Monday, September 18, 2017



FCC gets censorship demands

FCC Chairman Ajit Pai said that “free speech in practice seems to be under siege in this country,” pointing to protests to silence speakers on college campuses and to messages that the commission receives to try to shut down news channels.

“Fewer today seem to be willing to defend to the death others’ right to say things with which they might disagree,” Pai said in a speech on Friday before the Future of Speech Online forum. He called the attempt to shut down speeches and free expression on college campuses “especially distressing,” and cited incidents at Evergreen State, Yale, and Berkeley. Conservative writer Ben Shapiro spoke at Berkeley on Thursday, amid heavy security given threats of protest and even violence.

Pai said that he also sees “worrying signs” at the FCC, pointing to Twitter messages in which “people regularly demand that the FCC yank licenses from cable news channels like Fox News, MSNBC, or CNN because they disagree with the opinions expressed on those networks.”

“Setting aside the fact that the FCC doesn’t license cable channels, these demands are fundamentally at odds with our legal and cultural traditions,” Pai said.

SOURCE


5 comments:

Anonymous said...

these demands are fundamentally at odds with our legal and cultural traditions,” Pai said.

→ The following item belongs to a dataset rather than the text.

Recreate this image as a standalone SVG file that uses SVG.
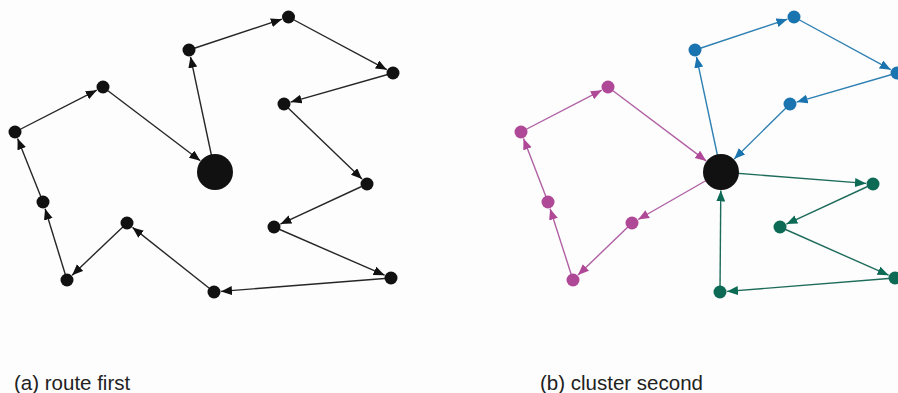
<svg xmlns="http://www.w3.org/2000/svg" width="898" height="393" viewBox="0 0 898 393">
<style>
.e{fill:none;stroke-width:1.4}
.k{stroke:#262626}.kf{fill:#111}
.b{stroke:#2f80b3}.bf{fill:#1a74b0}
.g{stroke:#1d6b5a}.gf{fill:#0c6a55}
.m{stroke:#b060a4}.mf{fill:#b04898}
.lbl{font-family:"Liberation Sans",Arial,sans-serif;font-size:20.5px;fill:#222}
</style>
<defs>
<marker id="ak" markerUnits="userSpaceOnUse" markerWidth="12" markerHeight="10" refX="11" refY="4.5" orient="auto"><path d="M0,0 L11,4.5 L0,9 z" fill="#111"/></marker>
<marker id="ab" markerUnits="userSpaceOnUse" markerWidth="12" markerHeight="10" refX="11" refY="4.5" orient="auto"><path d="M0,0 L11,4.5 L0,9 z" fill="#1a74b0"/></marker>
<marker id="ag" markerUnits="userSpaceOnUse" markerWidth="12" markerHeight="10" refX="11" refY="4.5" orient="auto"><path d="M0,0 L11,4.5 L0,9 z" fill="#0c6a55"/></marker>
<marker id="am" markerUnits="userSpaceOnUse" markerWidth="12" markerHeight="10" refX="11" refY="4.5" orient="auto"><path d="M0,0 L11,4.5 L0,9 z" fill="#b04898"/></marker>
</defs>
<rect width="898" height="393" fill="#fdfdfd"/>
<g id="connectors">
<g class="e k" marker-end="url(#ak)">
<line x1="215" y1="172" x2="190.5" y2="56.8"/>
<line x1="189" y1="50" x2="281.9" y2="19.2"/>
<line x1="288.5" y1="17" x2="386.8" y2="69.7"/>
<line x1="393" y1="73" x2="290.7" y2="102.1"/>
<line x1="284" y1="104" x2="362" y2="179.1"/>
<line x1="367" y1="184" x2="280.4" y2="224.1"/>
<line x1="274" y1="227" x2="384.6" y2="275.2"/>
<line x1="391" y1="278" x2="221" y2="291.4"/>
<line x1="214" y1="292" x2="132.5" y2="227.4"/>
<line x1="127" y1="223" x2="72.1" y2="275.2"/>
<line x1="67" y1="280" x2="45.1" y2="208.7"/>
<line x1="43" y1="202" x2="17.6" y2="138.5"/>
<line x1="15" y1="132" x2="96.8" y2="90.2"/>
<line x1="103" y1="87" x2="200.3" y2="160.8"/>
</g>
<g class="e b" marker-end="url(#ab)">
<line x1="721" y1="172" x2="696.5" y2="56.8"/>
<line x1="695" y1="50" x2="787.4" y2="19.2"/>
<line x1="794" y1="17" x2="890.8" y2="69.7"/>
<line x1="897" y1="73" x2="796.7" y2="102.1"/>
<line x1="790" y1="104" x2="734.2" y2="159"/>
</g>
<g class="e g" marker-end="url(#ag)">
<line x1="721" y1="172" x2="866" y2="183.4"/>
<line x1="873" y1="184" x2="786.4" y2="224.1"/>
<line x1="780" y1="227" x2="888.6" y2="275.2"/>
<line x1="895" y1="278" x2="727" y2="291.4"/>
<line x1="720" y1="292" x2="720.8" y2="190.5"/>
</g>
<g class="e m" marker-end="url(#am)">
<line x1="721" y1="172" x2="638.1" y2="219.5"/>
<line x1="632" y1="223" x2="578" y2="275.1"/>
<line x1="573" y1="280" x2="550.1" y2="208.7"/>
<line x1="548" y1="202" x2="523.5" y2="138.5"/>
<line x1="521" y1="132" x2="601.8" y2="90.2"/>
<line x1="608" y1="87" x2="706.2" y2="160.9"/>
</g>
</g>
<g id="route-first">
<g id="a-depot"><circle class="kf" cx="215" cy="172" r="18"/></g>
<g id="a-n1"><circle class="kf" cx="189" cy="50" r="6.5"/></g>
<g id="a-n2"><circle class="kf" cx="288.5" cy="17" r="6.5"/></g>
<g id="a-n3"><circle class="kf" cx="393" cy="73" r="6.5"/></g>
<g id="a-n4"><circle class="kf" cx="284" cy="104" r="6.5"/></g>
<g id="a-n5"><circle class="kf" cx="367" cy="184" r="6.5"/></g>
<g id="a-n6"><circle class="kf" cx="274" cy="227" r="6.5"/></g>
<g id="a-n7"><circle class="kf" cx="391" cy="278" r="6.5"/></g>
<g id="a-n8"><circle class="kf" cx="214" cy="292" r="6.5"/></g>
<g id="a-n9"><circle class="kf" cx="127" cy="223" r="6.5"/></g>
<g id="a-n10"><circle class="kf" cx="67" cy="280" r="6.5"/></g>
<g id="a-n11"><circle class="kf" cx="43" cy="202" r="6.5"/></g>
<g id="a-n12"><circle class="kf" cx="15" cy="132" r="6.5"/></g>
<g id="a-n13"><circle class="kf" cx="103" cy="87" r="6.5"/></g>
</g>
<g id="cluster-second">
<g id="b-depot"><circle class="kf" cx="721" cy="172" r="18"/></g>
<g id="b-n1"><circle class="bf" cx="695" cy="50" r="6.5"/></g>
<g id="b-n2"><circle class="bf" cx="794" cy="17" r="6.5"/></g>
<g id="b-n3"><circle class="bf" cx="897" cy="73" r="6.5"/></g>
<g id="b-n4"><circle class="bf" cx="790" cy="104" r="6.5"/></g>
<g id="b-n5"><circle class="gf" cx="873" cy="184" r="6.5"/></g>
<g id="b-n6"><circle class="gf" cx="780" cy="227" r="6.5"/></g>
<g id="b-n7"><circle class="gf" cx="895" cy="278" r="6.5"/></g>
<g id="b-n8"><circle class="gf" cx="720" cy="292" r="6.5"/></g>
<g id="b-n9"><circle class="mf" cx="632" cy="223" r="6.5"/></g>
<g id="b-n10"><circle class="mf" cx="573" cy="280" r="6.5"/></g>
<g id="b-n11"><circle class="mf" cx="548" cy="202" r="6.5"/></g>
<g id="b-n12"><circle class="mf" cx="521" cy="132" r="6.5"/></g>
<g id="b-n13"><circle class="mf" cx="608" cy="87" r="6.5"/></g>
</g>
<g id="labels">
<text class="lbl" x="14" y="390">(a) route first</text>
<text class="lbl" x="540" y="390">(b) cluster second</text>
</g>
</svg>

We don't need any stinking legal and cultural traditions !

Bird of Paradise said...

They should take their stupid demands and stick them where the sun never shines

Anonymous said...

This is why we have a republic and not a democacy - there will always be people, even large groups of them at times, who think they know best how others should tbhink.

Anonymous said...

"He that would make his own liberty secure, must guard even his enemy from oppression; for if he violates this duty, he establishes a precedent that will reach to himself."

-Thomas Paine

Russ Wood said...

A comment from (fake) blogger Godfrey Elfwick: "Free speech in theory sounds like a great idea, until you realise how many people use it to say the wrong things".